Task requirements: Quote every line of the data below as it stands, omitting pictures.

[Begin Available data]

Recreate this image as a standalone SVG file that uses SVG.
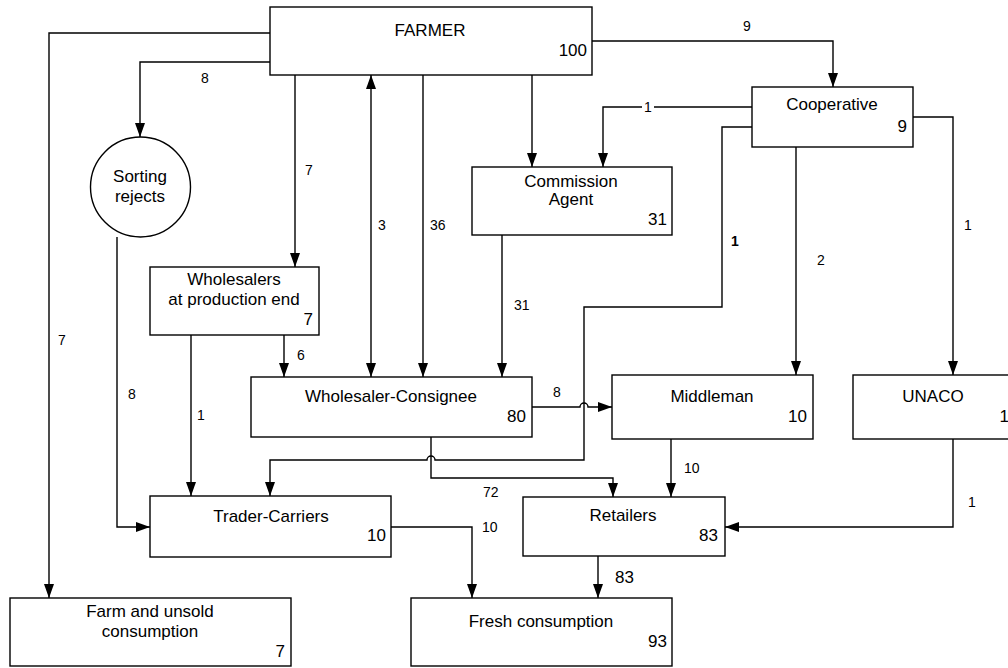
<svg xmlns="http://www.w3.org/2000/svg" width="1008" height="668" viewBox="0 0 1008 668">
  <defs>
    <marker id="arr" viewBox="0 0 14 10" refX="14" refY="5" markerWidth="14" markerHeight="10" markerUnits="userSpaceOnUse" orient="auto-start-reverse">
      <path d="M0,0 L14,5 L0,10 z" fill="#000"/>
    </marker>
    <style>
      .box { fill: #fff; stroke: #000; stroke-width: 1.4; }
      .edge { fill: none; stroke: #000; stroke-width: 1.4; }
      .t { font-family: "Liberation Sans", Arial, sans-serif; font-size: 17px; fill: #000; }
      .c { text-anchor: middle; }
      .r { text-anchor: end; }
      .lbl { font-family: "Liberation Sans", Arial, sans-serif; font-size: 14px; fill: #000; }
    </style>
  </defs>
  <rect width="1008" height="668" fill="#fff"/>

  <!-- connectors -->
  <g id="connectors">
    <path class="edge" d="M270,33 H49 V598" marker-end="url(#arr)"/>
    <path class="edge" d="M270,62 H140 V137" marker-end="url(#arr)"/>
    <path class="edge" d="M295,75 V267" marker-end="url(#arr)"/>
    <path class="edge" d="M371,75 V377" marker-start="url(#arr)" marker-end="url(#arr)"/>
    <path class="edge" d="M423,75 V377" marker-end="url(#arr)"/>
    <path class="edge" d="M532,75 V167" marker-end="url(#arr)"/>
    <path class="edge" d="M502,235 V377" marker-end="url(#arr)"/>
    <path class="edge" d="M592,41 H833 V87" marker-end="url(#arr)"/>
    <path class="edge" d="M752,107 H603 V167" marker-end="url(#arr)"/>
    <path class="edge" d="M752,127 H722 V307 H584 V460 H435 A4,4 0 0 0 427,460 H270 V496" marker-end="url(#arr)"/>
    <path class="edge" d="M796,147 V375" marker-end="url(#arr)"/>
    <path class="edge" d="M913,117 H953 V375" marker-end="url(#arr)"/>
    <path class="edge" d="M532,407 H580 A4,4 0 0 1 588,407 H612" marker-end="url(#arr)"/>
    <path class="edge" d="M431,437 V478 H613 V497" marker-end="url(#arr)"/>
    <path class="edge" d="M284,335 V377" marker-end="url(#arr)"/>
    <path class="edge" d="M191,335 V496" marker-end="url(#arr)"/>
    <path class="edge" d="M117,237 V527 H150" marker-end="url(#arr)"/>
    <path class="edge" d="M671,439 V497" marker-end="url(#arr)"/>
    <path class="edge" d="M953,439 V527 H725" marker-end="url(#arr)"/>
    <path class="edge" d="M391,527 H472 V598" marker-end="url(#arr)"/>
    <path class="edge" d="M598,556 V598" marker-end="url(#arr)"/>

    <!-- flow labels -->
    <text class="lbl" x="201" y="83">8</text>
    <text class="lbl" x="305" y="175">7</text>
    <text class="lbl" x="378" y="230">3</text>
    <text class="lbl" x="430" y="230">36</text>
    <text class="lbl" x="743" y="31">9</text>
    <rect x="642" y="99" width="12" height="16" fill="#fff"/>
    <text class="lbl c" x="648" y="112">1</text>
    <text class="lbl" x="731" y="246" font-weight="bold">1</text>
    <text class="lbl" x="964" y="230">1</text>
    <text class="lbl" x="817" y="265">2</text>
    <text class="lbl" x="514" y="310">31</text>
    <text class="lbl" x="58" y="345">7</text>
    <text class="lbl" x="128" y="399">8</text>
    <text class="lbl" x="197" y="420">1</text>
    <text class="lbl" x="297" y="360">6</text>
    <text class="lbl" x="553" y="397">8</text>
    <text class="lbl" x="684" y="473">10</text>
    <text class="lbl" x="483" y="497">72</text>
    <text class="lbl" x="482" y="532">10</text>
    <text class="t" x="615" y="583">83</text>
    <text class="lbl" x="968" y="507">1</text>
  </g>

  <!-- nodes -->
  <g id="farmer">
    <rect class="box" x="270" y="7" width="322" height="68"/>
    <text class="t c" x="430" y="36">FARMER</text>
    <text class="t r" x="587" y="56">100</text>
  </g>
  <g id="cooperative">
    <rect class="box" x="752" y="87" width="161" height="60"/>
    <text class="t c" x="832" y="110">Cooperative</text>
    <text class="t r" x="907" y="132">9</text>
  </g>
  <g id="commission-agent">
    <rect class="box" x="472" y="167" width="200" height="68"/>
    <text class="t c" x="571" y="187">Commission</text>
    <text class="t c" x="571" y="205">Agent</text>
    <text class="t r" x="667" y="225">31</text>
  </g>
  <g id="sorting-rejects">
    <circle class="box" cx="140.5" cy="187" r="50"/>
    <text class="t c" x="140" y="182">Sorting</text>
    <text class="t c" x="140" y="202">rejects</text>
  </g>
  <g id="wholesalers-production">
    <rect class="box" x="150" y="267" width="169" height="68"/>
    <text class="t c" x="234" y="285">Wholesalers</text>
    <text class="t c" x="234" y="305">at production end</text>
    <text class="t r" x="313" y="325">7</text>
  </g>
  <g id="wholesaler-consignee">
    <rect class="box" x="251" y="377" width="281" height="60"/>
    <text class="t c" x="391" y="402">Wholesaler-Consignee</text>
    <text class="t r" x="526" y="422">80</text>
  </g>
  <g id="middleman">
    <rect class="box" x="612" y="375" width="201" height="64"/>
    <text class="t c" x="712" y="402">Middleman</text>
    <text class="t r" x="807" y="422">10</text>
  </g>
  <g id="unaco">
    <rect class="box" x="853" y="375" width="162" height="64"/>
    <text class="t c" x="933" y="402">UNACO</text>
    <text class="t r" x="1009" y="422">1</text>
  </g>
  <g id="trader-carriers">
    <rect class="box" x="150" y="496" width="241" height="61"/>
    <text class="t c" x="271" y="522">Trader-Carriers</text>
    <text class="t r" x="386" y="541">10</text>
  </g>
  <g id="retailers">
    <rect class="box" x="523" y="497" width="202" height="59"/>
    <text class="t c" x="623" y="521">Retailers</text>
    <text class="t r" x="718" y="541">83</text>
  </g>
  <g id="farm-consumption">
    <rect class="box" x="10" y="598" width="281" height="68"/>
    <text class="t c" x="150" y="617">Farm and unsold</text>
    <text class="t c" x="150" y="637">consumption</text>
    <text class="t r" x="285" y="657">7</text>
  </g>
  <g id="fresh-consumption">
    <rect class="box" x="411" y="598" width="261" height="68"/>
    <text class="t c" x="541" y="627">Fresh consumption</text>
    <text class="t r" x="667" y="647">93</text>
  </g>
</svg>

[End Available data]

Response:
Recreate this image as a standalone SVG file that uses SVG.
<svg xmlns="http://www.w3.org/2000/svg" width="1008" height="668" viewBox="0 0 1008 668">
  <defs>
    <marker id="arr" viewBox="0 0 14 10" refX="14" refY="5" markerWidth="14" markerHeight="10" markerUnits="userSpaceOnUse" orient="auto-start-reverse">
      <path d="M0,0 L14,5 L0,10 z" fill="#000"/>
    </marker>
    <style>
      .box { fill: #fff; stroke: #000; stroke-width: 1.4; }
      .edge { fill: none; stroke: #000; stroke-width: 1.4; }
      .t { font-family: "Liberation Sans", Arial, sans-serif; font-size: 17px; fill: #000; }
      .c { text-anchor: middle; }
      .r { text-anchor: end; }
      .lbl { font-family: "Liberation Sans", Arial, sans-serif; font-size: 14px; fill: #000; }
    </style>
  </defs>
  <rect width="1008" height="668" fill="#fff"/>

  <!-- connectors -->
  <g id="connectors">
    <path class="edge" d="M270,33 H49 V598" marker-end="url(#arr)"/>
    <path class="edge" d="M270,62 H140 V137" marker-end="url(#arr)"/>
    <path class="edge" d="M295,75 V267" marker-end="url(#arr)"/>
    <path class="edge" d="M371,75 V377" marker-start="url(#arr)" marker-end="url(#arr)"/>
    <path class="edge" d="M423,75 V377" marker-end="url(#arr)"/>
    <path class="edge" d="M532,75 V167" marker-end="url(#arr)"/>
    <path class="edge" d="M502,235 V377" marker-end="url(#arr)"/>
    <path class="edge" d="M592,41 H833 V87" marker-end="url(#arr)"/>
    <path class="edge" d="M752,107 H603 V167" marker-end="url(#arr)"/>
    <path class="edge" d="M752,127 H722 V307 H584 V460 H435 A4,4 0 0 0 427,460 H270 V496" marker-end="url(#arr)"/>
    <path class="edge" d="M796,147 V375" marker-end="url(#arr)"/>
    <path class="edge" d="M913,117 H953 V375" marker-end="url(#arr)"/>
    <path class="edge" d="M532,407 H580 A4,4 0 0 1 588,407 H612" marker-end="url(#arr)"/>
    <path class="edge" d="M431,437 V478 H613 V497" marker-end="url(#arr)"/>
    <path class="edge" d="M284,335 V377" marker-end="url(#arr)"/>
    <path class="edge" d="M191,335 V496" marker-end="url(#arr)"/>
    <path class="edge" d="M117,237 V527 H150" marker-end="url(#arr)"/>
    <path class="edge" d="M671,439 V497" marker-end="url(#arr)"/>
    <path class="edge" d="M953,439 V527 H725" marker-end="url(#arr)"/>
    <path class="edge" d="M391,527 H472 V598" marker-end="url(#arr)"/>
    <path class="edge" d="M598,556 V598" marker-end="url(#arr)"/>

    <!-- flow labels -->
    <text class="lbl" x="201" y="83">8</text>
    <text class="lbl" x="305" y="175">7</text>
    <text class="lbl" x="378" y="230">3</text>
    <text class="lbl" x="430" y="230">36</text>
    <text class="lbl" x="743" y="31">9</text>
    <rect x="642" y="99" width="12" height="16" fill="#fff"/>
    <text class="lbl c" x="648" y="112">1</text>
    <text class="lbl" x="731" y="246" font-weight="bold">1</text>
    <text class="lbl" x="964" y="230">1</text>
    <text class="lbl" x="817" y="265">2</text>
    <text class="lbl" x="514" y="310">31</text>
    <text class="lbl" x="58" y="345">7</text>
    <text class="lbl" x="128" y="399">8</text>
    <text class="lbl" x="197" y="420">1</text>
    <text class="lbl" x="297" y="360">6</text>
    <text class="lbl" x="553" y="397">8</text>
    <text class="lbl" x="684" y="473">10</text>
    <text class="lbl" x="483" y="497">72</text>
    <text class="lbl" x="482" y="532">10</text>
    <text class="t" x="615" y="583">83</text>
    <text class="lbl" x="968" y="507">1</text>
  </g>

  <!-- nodes -->
  <g id="farmer">
    <rect class="box" x="270" y="7" width="322" height="68"/>
    <text class="t c" x="430" y="36">FARMER</text>
    <text class="t r" x="587" y="56">100</text>
  </g>
  <g id="cooperative">
    <rect class="box" x="752" y="87" width="161" height="60"/>
    <text class="t c" x="832" y="110">Cooperative</text>
    <text class="t r" x="907" y="132">9</text>
  </g>
  <g id="commission-agent">
    <rect class="box" x="472" y="167" width="200" height="68"/>
    <text class="t c" x="571" y="187">Commission</text>
    <text class="t c" x="571" y="205">Agent</text>
    <text class="t r" x="667" y="225">31</text>
  </g>
  <g id="sorting-rejects">
    <circle class="box" cx="140.5" cy="187" r="50"/>
    <text class="t c" x="140" y="182">Sorting</text>
    <text class="t c" x="140" y="202">rejects</text>
  </g>
  <g id="wholesalers-production">
    <rect class="box" x="150" y="267" width="169" height="68"/>
    <text class="t c" x="234" y="285">Wholesalers</text>
    <text class="t c" x="234" y="305">at production end</text>
    <text class="t r" x="313" y="325">7</text>
  </g>
  <g id="wholesaler-consignee">
    <rect class="box" x="251" y="377" width="281" height="60"/>
    <text class="t c" x="391" y="402">Wholesaler-Consignee</text>
    <text class="t r" x="526" y="422">80</text>
  </g>
  <g id="middleman">
    <rect class="box" x="612" y="375" width="201" height="64"/>
    <text class="t c" x="712" y="402">Middleman</text>
    <text class="t r" x="807" y="422">10</text>
  </g>
  <g id="unaco">
    <rect class="box" x="853" y="375" width="162" height="64"/>
    <text class="t c" x="933" y="402">UNACO</text>
    <text class="t r" x="1009" y="422">1</text>
  </g>
  <g id="trader-carriers">
    <rect class="box" x="150" y="496" width="241" height="61"/>
    <text class="t c" x="271" y="522">Trader-Carriers</text>
    <text class="t r" x="386" y="541">10</text>
  </g>
  <g id="retailers">
    <rect class="box" x="523" y="497" width="202" height="59"/>
    <text class="t c" x="623" y="521">Retailers</text>
    <text class="t r" x="718" y="541">83</text>
  </g>
  <g id="farm-consumption">
    <rect class="box" x="10" y="598" width="281" height="68"/>
    <text class="t c" x="150" y="617">Farm and unsold</text>
    <text class="t c" x="150" y="637">consumption</text>
    <text class="t r" x="285" y="657">7</text>
  </g>
  <g id="fresh-consumption">
    <rect class="box" x="411" y="598" width="261" height="68"/>
    <text class="t c" x="541" y="627">Fresh consumption</text>
    <text class="t r" x="667" y="647">93</text>
  </g>
</svg>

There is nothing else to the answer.